Personal information
- Date of birth: 18 January 1988 (age 38)
- Place of birth: Netanya, Israel
- Height: 1.84 m (6 ft 0 in)
- Position: Goalkeeper

College career
- Years: Team / Apps / (Gls)
- 2006–2009: Boston College Eagles

Senior career*
- Years: Team / Apps / (Gls)
- 2009–2012: ASA Tel Aviv
- 2012–2014: Telstar / 30 / (0)
- 2014–2015: 1. FC Lübars / 20 / (0)
- 2015–2016: MSV Duisburg / 4 / (0)

International career^{‡}
- 2009–2016: Israel / 36 / (0)

= Meirav Shamir =

Israeli-American footballer

Meirav Shamir (מירב שמיר; born 18 January 1988) is an Israeli-American footballer who plays as a goalkeeper. She has been a member of the Israel national team.

==Early life==
Shamir was born in Netanya to a Jewish family. She grew up in the city of Netanya, until her family moved with her to the United States when she was two years old.

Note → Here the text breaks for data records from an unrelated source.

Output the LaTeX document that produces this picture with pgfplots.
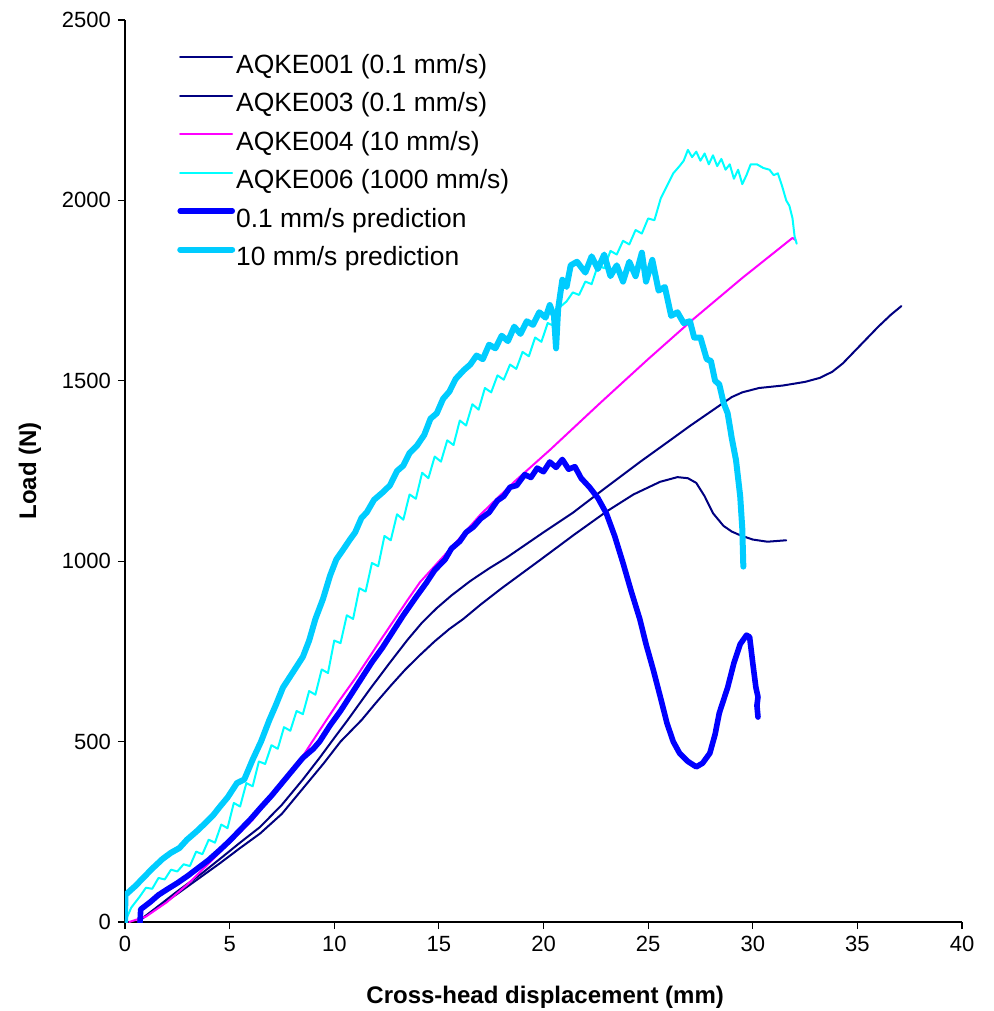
\documentclass[border=0pt]{standalone}
\usepackage{pgfplots}
\pgfplotsset{compat=1.18}
\usepackage{fontspec}
\setmainfont{Liberation Sans}
\definecolor{cnavy}{HTML}{000080}
\definecolor{cmag}{HTML}{FF00FF}
\definecolor{ccyan}{HTML}{00FFFF}
\definecolor{cblue}{HTML}{0000FF}
\definecolor{csky}{HTML}{00CCFF}
\begin{document}
\begin{tikzpicture}
\useasboundingbox (-62.5pt,-44.5pt) rectangle (434pt,461pt);
\begin{axis}[
  at={(0pt,0pt)}, anchor=south west,
  scale only axis, width=418.5pt, height=451pt,
  xmin=0, xmax=40, ymin=0, ymax=2500,
  axis lines*=left,
  axis line style={line width=0.6pt, black},
  xtick={0,5,...,40}, ytick={0,500,...,2500},
  tick align=outside, major tick length=3.5pt,
  tick style={line width=0.6pt, black},
  /pgf/number format/assume math mode=true,
  /pgf/number format/1000 sep={},
  ticklabel style={font=\fontsize{11}{13}\selectfont},
  xlabel={\textbf{Cross-head displacement (mm)}},
  ylabel={\textbf{Load (N)}},
  label style={font=\fontsize{12}{14}\selectfont},
  xlabel style={at={(axis description cs:0.502,-0.0831)}, anchor=center},
  ylabel style={at={(axis description cs:-0.1135,0.5)}, anchor=center},
  legend cell align=left,
  legend style={draw=none, fill=none, at={(0.0624,0.9623)}, anchor=north west,
    inner sep=0pt, outer sep=0pt, column sep=0.5pt, row sep=7.25pt,
    font=\fontsize{13.2}{14}\selectfont,
    nodes={inner sep=0pt, text height=9.5pt, text depth=2.5pt}},
  legend image code/.code={\draw[#1] (0pt,0.45em) -- (26pt,0.45em);},
  every axis plot/.append style={line join=round, line cap=round},
]
% AQKE001 (upper navy)
\addplot[cnavy, line width=1pt] coordinates {
(0.6,0) (1.5,40) (2.5,85) (3.7,136) (4.54,175) (5.5,220) (6.45,263) (7.5,325)
(8.5,395) (9.3,455) (10.0,510) (10.67,562) (11.7,645) (12.7,722) (13.5,782)
(14.2,830) (14.9,870) (15.6,905) (16.5,945) (17.4,980) (18.24,1010) (20.0,1080)
(21.42,1135) (23.0,1205) (24.61,1275) (26.0,1333) (27.0,1375) (28.3,1427)
(29.0,1455) (29.5,1468) (30.3,1480) (31.45,1487) (32.5,1497) (33.2,1508)
(33.8,1525) (34.3,1548) (34.8,1578) (35.3,1608) (36,1650) (36.6,1683) (37.1,1707)};
\addlegendentry{AQKE001 (0.1 mm/s)}
% AQKE003 (lower navy)
\addplot[cnavy, line width=1pt] coordinates {
(0.6,0) (1.5,38) (2.5,78) (3.7,128) (4.54,163) (5.5,205) (6.45,245) (7.5,300)
(8.5,370) (9.5,440) (10.3,500) (11.31,560) (12.0,608) (12.7,655) (13.4,700)
(14.1,740) (14.8,778) (15.5,812) (16.17,840) (17.0,880) (18.0,925) (19.83,1003)
(21.5,1075) (23.02,1138) (24.3,1185) (25.57,1220) (26.4,1233) (26.9,1230)
(27.3,1217) (27.7,1180) (28.1,1133) (28.6,1098) (29.0,1082) (29.4,1072)
(30.0,1060) (30.7,1054) (31.6,1058)};
\addlegendentry{AQKE003 (0.1 mm/s)}
% AQKE004 magenta
\addplot[cmag, line width=1pt] coordinates {
(0.2,0) (1,15) (2,55) (3,105) (4.5,191) (6.1,283) (7.5,385) (8.5,460) (9.4,540)
(10.2,610) (11,675) (12.2,780) (13.5,892) (14.1,942) (15.4,1025) (17,1130)
(18.6,1220) (20.3,1308) (22.7,1438) (25,1560) (27.1,1668) (29.5,1785)
(31.9,1896) (32.05,1890)};
\addlegendentry{AQKE004 (10 mm/s)}
% AQKE006 thin cyan
\addplot[ccyan, line width=1pt] coordinates {
(0,0) (0.3,40) (0.7,70) (1.0,95) (1.3,92) (1.6,122) (1.9,118) (2.2,145) (2.5,140)
(2.8,160) (3.1,155) (3.4,195) (3.7,188) (4.0,228) (4.3,220) (4.6,270) (4.9,260)
(5.2,330) (5.5,320) (5.8,385) (6.1,376) (6.4,445) (6.7,438) (7.0,490) (7.3,480)
(7.6,540) (7.9,530) (8.2,585) (8.5,576) (8.8,640) (9.1,630) (9.4,700) (9.7,690)
(10.0,780) (10.3,773) (10.6,850) (10.9,840) (11.2,925) (11.5,916) (11.8,995)
(12.1,986) (12.4,1070) (12.7,1058) (13.0,1130) (13.3,1115) (13.6,1185) (13.9,1173)
(14.2,1245) (14.5,1230) (14.8,1290) (15.1,1276) (15.4,1335) (15.7,1322)
(16.0,1390) (16.3,1376) (16.6,1435) (16.9,1420) (17.2,1480) (17.5,1468)
(17.8,1515) (18.1,1503) (18.4,1545) (18.7,1533) (19.0,1580) (19.3,1568)
(19.6,1620) (19.9,1608) (20.2,1660) (20.5,1652) (20.8,1705) (21.1,1720)
(21.4,1745) (21.7,1738) (22.0,1775) (22.3,1768) (22.6,1820) (22.9,1812)
(23.2,1860) (23.5,1850) (23.8,1888) (24.1,1878) (24.4,1918) (24.7,1908)
(25.0,1950) (25.3,1945) (25.6,2005) (25.9,2040) (26.2,2075) (26.5,2095)
(26.7,2110) (26.9,2140) (27.1,2120) (27.3,2135) (27.5,2110) (27.7,2130)
(27.9,2100) (28.1,2125) (28.3,2095) (28.5,2115) (28.7,2085) (28.9,2100)
(29.1,2060) (29.3,2085) (29.5,2045) (29.7,2070) (29.9,2100) (30.2,2100)
(30.5,2090) (30.8,2085) (31.0,2070) (31.2,2075) (31.4,2040) (31.6,2000)
(31.75,1985) (31.9,1950) (32.0,1900) (32.1,1880)};
\addlegendentry{AQKE006 (1000 mm/s)}
% 0.1 mm/s prediction
\addplot[cblue, line width=2.8pt] coordinates {
(0.72,0) (0.75,35) (1.2,55) (1.6,75) (2.0,90) (2.5,108) (3.0,128) (3.5,150)
(4.0,172) (4.54,200) (5.0,225) (5.5,255) (6.0,285) (6.5,318) (7.0,350) (7.5,385)
(8.0,420) (8.5,455) (9.0,480) (9.3,500) (9.8,545) (10.3,585) (10.8,630)
(11.3,675) (11.8,720) (12.3,760) (12.8,805) (13.3,850) (13.9,900) (14.4,940)
(14.8,975) (15.05,990) (15.3,1005) (15.6,1035) (16.0,1055) (16.3,1080)
(16.65,1095) (17.0,1118) (17.4,1135) (17.8,1168) (18.1,1180) (18.4,1205)
(18.72,1210) (19.1,1240) (19.4,1232) (19.7,1258) (20.0,1248) (20.3,1275)
(20.6,1260) (20.9,1282) (21.2,1255) (21.5,1262) (21.8,1230) (22.2,1205)
(22.6,1175) (23.0,1133) (23.4,1070) (23.8,995) (24.2,915) (24.6,840) (24.9,770)
(25.25,698) (25.6,620) (25.9,551) (26.2,500) (26.5,468) (26.9,445) (27.3,430)
(27.6,440) (27.95,468) (28.2,520) (28.4,579) (28.8,650) (29.1,718) (29.4,770)
(29.7,795) (29.85,790) (30.0,718) (30.15,650) (30.25,624) (30.2,600) (30.25,568)};
\addlegendentry{0.1 mm/s prediction}
% 10 mm/s prediction
\addplot[csky, line width=3pt] coordinates {
(0,0) (0.02,75) (0.5,100) (1.0,130) (1.34,150) (1.8,175) (2.2,192) (2.6,205)
(2.96,228) (3.4,250) (3.8,272) (4.2,295) (4.54,320) (4.9,345) (5.35,385)
(5.7,395) (6.1,450) (6.5,500) (6.9,560) (7.2,600) (7.55,650) (8.0,690)
(8.5,735) (8.8,780) (9.1,840) (9.46,895) (9.8,960) (10.1,1005) (10.4,1030)
(10.75,1060) (11.0,1080) (11.3,1120) (11.55,1135) (11.9,1170) (12.3,1190)
(12.66,1210) (13.0,1250) (13.3,1265) (13.6,1300) (13.95,1320) (14.3,1350)
(14.6,1395) (14.9,1410) (15.2,1450) (15.5,1470) (15.8,1505) (16.2,1530)
(16.5,1545) (16.8,1570) (17.1,1560) (17.4,1600) (17.7,1590) (18.0,1625)
(18.3,1610) (18.6,1650) (18.9,1630) (19.2,1665) (19.5,1655) (19.8,1690)
(20.1,1675) (20.3,1710) (20.5,1680) (20.6,1590) (20.7,1700) (20.9,1780)
(21.1,1760) (21.3,1820) (21.6,1830) (22.0,1800) (22.3,1845) (22.6,1810)
(22.9,1850) (23.2,1790) (23.5,1820) (23.8,1775) (24.1,1830) (24.4,1790)
(24.7,1855) (24.9,1775) (25.2,1835) (25.5,1750) (25.8,1760) (26.1,1680)
(26.4,1690) (26.7,1660) (27.0,1665) (27.2,1620) (27.5,1620) (27.8,1560)
(28.0,1555) (28.2,1500) (28.4,1490) (28.6,1440) (28.8,1410) (29.0,1340)
(29.2,1280) (29.4,1180) (29.5,1090) (29.55,985)};
\addlegendentry{10 mm/s prediction}
\end{axis}
\end{tikzpicture}
\end{document}
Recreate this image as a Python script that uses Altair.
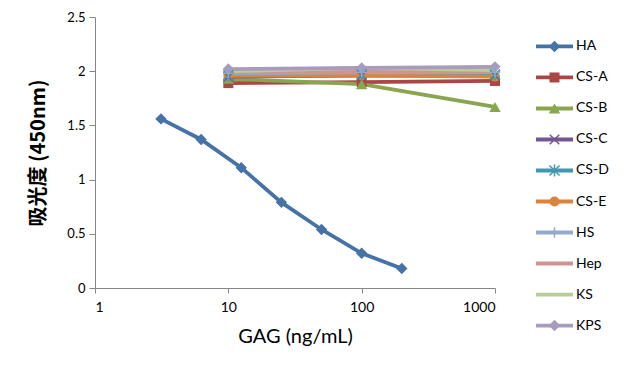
import altair as alt
import pandas as pd

series = ["HA", "CS-A", "CS-B", "CS-C", "CS-D", "CS-E", "HS", "Hep", "KS", "KPS"]
colors = ["#4572A7", "#AA4643", "#89A54E", "#71588F", "#4198AF",
          "#DB843D", "#93A9CF", "#D19392", "#B9CD96", "#A99BBD"]

ha_conc = [3.125, 6.25, 12.5, 25, 50, 100, 200]
ha_od = [1.56, 1.37, 1.11, 0.79, 0.54, 0.32, 0.18]

other_conc = [10, 100, 1000]
csa_od = [1.89, 1.90, 1.91]
csb_od = [1.93, 1.88, 1.67]
csc_od = [1.95, 1.96, 1.96]
csd_od = [1.96, 1.97, 1.97]
cse_od = [1.96, 1.96, 1.95]
hs_od = [1.98, 1.99, 1.99]
hep_od = [1.99, 2.00, 2.00]
ks_od = [2.00, 2.03, 2.01]
kps_od = [2.02, 2.03, 2.04]

x_ticks = [1, 10, 100, 1000]
y_ticks = [0, 0.5, 1, 1.5, 2, 2.5]

X_PATH = "M-1,-1L1,1M-1,1L1,-1"
STAR_PATH = "M-1,-1L1,1M-1,1L1,-1M0,-1.2L0,1.2"
PLUS_PATH = "M-1,0L1,0M0,-1L0,1"
shapes = ["diamond", "square", "triangle-up", X_PATH, STAR_PATH,
          "circle", PLUS_PATH, "", "", "diamond"]
filled = [True, True, True, False, False, True, False, None, None, True]
sizes = [130, 100, 130, 90, 100, 100, 110, 0, 0, 130]

values = {
    "HA": (ha_conc, ha_od), "CS-A": (other_conc, csa_od), "CS-B": (other_conc, csb_od),
    "CS-C": (other_conc, csc_od), "CS-D": (other_conc, csd_od), "CS-E": (other_conc, cse_od),
    "HS": (other_conc, hs_od), "Hep": (other_conc, hep_od), "KS": (other_conc, ks_od),
    "KPS": (other_conc, kps_od),
}

rows = []
for i, s in enumerate(series):
    xs, ys = values[s]
    for x, y in zip(xs, ys):
        rows.append({"series": s, "order": i, "conc": x, "od": y,
                     "shape": shapes[i], "filled": filled[i], "size": sizes[i]})
df = pd.DataFrame(rows)

leg = pd.DataFrame({"series": series, "shape": shapes, "filled": filled, "size": sizes,
                    "order": list(range(len(series)))})

color_scale = alt.Scale(domain=series, range=colors)
AXC = "#868686"
FONT = "Lato"

x_enc = alt.X("conc:Q", scale=alt.Scale(type="log", domain=[1, 1000]),
              axis=alt.Axis(values=x_ticks, format="d", title="GAG (ng/mL)",
                            grid=False, domainColor=AXC, tickColor=AXC, tickSize=5,
                            labelFont=FONT, labelFontSize=14, labelColor="#000",
                            labelPadding=7, titleFont=FONT, titleFontSize=20,
                            titleFontWeight="normal", titleColor="#000", titlePadding=12))
y_enc = alt.Y("od:Q", scale=alt.Scale(domain=[0, 2.5]),
              axis=alt.Axis(values=y_ticks, format="~g", title="吸光度 (450nm)",
                            grid=False, domainColor=AXC, tickColor=AXC, tickSize=6,
                            labelFont=FONT, labelFontSize=13, labelColor="#000",
                            labelPadding=4, titleFont="Noto Sans CJK SC", titleFontSize=20,
                            titleFontWeight="bold", titleColor="#000", titlePadding=18))

base = alt.Chart(df).encode(x=x_enc, y=y_enc,
                            color=alt.Color("series:N", scale=color_scale, legend=None))

lines = base.mark_line(strokeWidth=3.8).encode(detail="series:N", order="conc:Q")
pts_fill = base.transform_filter("datum.filled === true").mark_point(
    filled=True, opacity=1).encode(
    shape=alt.Shape("shape:N", scale=None),
    size=alt.Size("size:Q", scale=None))
pts_stroke = base.transform_filter("datum.filled === false").mark_point(
    filled=False, opacity=1, strokeWidth=1.5).encode(
    shape=alt.Shape("shape:N", scale=None),
    size=alt.Size("size:Q", scale=None))

main = alt.layer(lines, pts_fill, pts_stroke).properties(width=400, height=271)

ly = alt.Y("series:N", scale=alt.Scale(type="point", domain=series, padding=0.95), axis=None)
lbase = alt.Chart(leg).encode(y=ly, color=alt.Color("series:N", scale=color_scale, legend=None))
lrule = lbase.mark_rule(strokeWidth=3.8).encode(x=alt.value(0), x2=alt.value(37))
lfill = lbase.transform_filter("datum.filled === true").mark_point(
    filled=True, opacity=1).encode(x=alt.value(18.5),
                                    shape=alt.Shape("shape:N", scale=None),
                                    size=alt.Size("size:Q", scale=None))
lstroke = lbase.transform_filter("datum.filled === false").mark_point(
    filled=False, opacity=1, strokeWidth=1.5).encode(x=alt.value(18.5),
                                                      shape=alt.Shape("shape:N", scale=None),
                                                      size=alt.Size("size:Q", scale=None))
ltext = alt.Chart(leg).mark_text(align="left", baseline="middle", font=FONT,
                                 fontSize=14, color="#000").encode(
    y=ly, x=alt.value(40), text="series:N")
legend = alt.layer(lrule, lfill, lstroke, ltext).properties(width=75, height=338)

chart = alt.hconcat(main, legend, spacing=30).properties(
    padding={"left": 20, "top": 3, "right": 5, "bottom": 5},
    background="white"
).configure_view(strokeWidth=0, stroke=None)

chart.save("out.html", embed_options={"renderer": "svg", "actions": False})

Shamir started playing soccer when she was just four years old and as a young child her dream was "to play soccer collegiately and eventually play for the national team."

==Club career==
After competing with the United States side at the 2009 Maccabiah Games, Shamir was approached by the staff of the national team about joining them in their campaign to qualify for the 2011 FIFA Women's World Cup. Shamir subsequently left Boston College to join the national team and complete her degree at Tel Aviv University while playing for ASA Tel Aviv domestically. After 3 years in ASA Tel Aviv, taking three top league Championships and Israeli Cup, Shamir joined Telstar of the Eredivisie (First League) in the Netherlands. After a successful two seasons with Telstar, Shamir made the move to Germany and signed with the 2nd Bundesliga club, 1. FC Lübars, also known as the club Hertha BSC.

By FC Lübars, Shamir had a successful season. Her first 10 games, Shamir kept the 0, beating Manuel Neuer's record with most games without conceding a goal. She finished the season with 15 clean sheets in 20 games, and helping Lübars finish in first place and win the league. Unfortunately, due to financial problems, FC Lübars could not move up to the first league.

Shamir signed with MSV Duisburg for the 2015–16. MSV also competes in the 2nd Bundesliga after being relegated from the 1st Bundesliga after the 2014–15 season.

==International career==
Shamir made her Israel national team debut in a 1–0 win on 24 October 2009 in a 2011 FIFA Women's World Cup qualifying match against Kazakhstan in Ness Ziona.